Looking For Bruce Lee is a post-millennium, spiky Korean Hard Day's Night, revolving around real-life band Crying Nut (Korea's most successful punk act) and their often futile attempts to understand the world around them. Crying Nut perform at Drug, an underground club in the lively university district in Seoul. A series of bodies are found dead in the same district, including a girl who had been to one of their concerts. Strangely, a symbol representing Bruce Lee is left behind at each crime scene.

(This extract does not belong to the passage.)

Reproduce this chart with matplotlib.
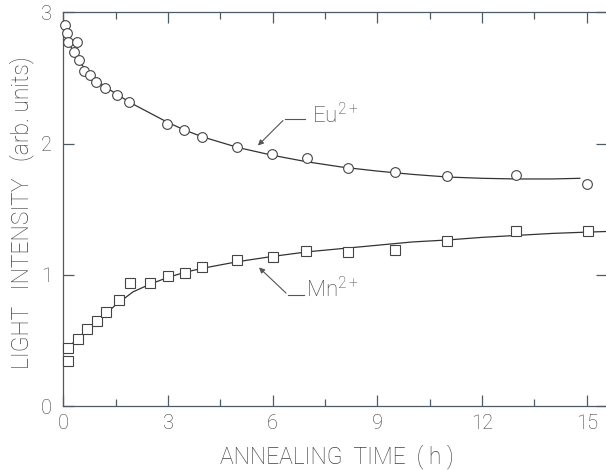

There seems to be a connection between the killings and the Crying Nut concerts - and Kyung-Rock, their bassist, sets off on an inept investigation into the murders.

Stumbling from one strange episode to another, Kyung-Rock's ensuing discoveries paint an extraordinary picture of a dislocated, hyper-modern society. "It seems impossible to link all the elements into one story," he notes, his investigation mirroring the experience of living in such a society.

Produced by Indiestory, Korea's leading independent distributor and production company, who also produced Teenage Hooker Becomes Killing Machine in Daehakroh (in MIFF this year). Looking For Bruce Lee is a highly stylised, satirical depiction of a generation: they can't make sense of modern Seoul and just wanna rock'n'roll punk style.

As director, screenwriter and editor, Looking for Bruce Lee marks the filmmaking debut of Kang Lone.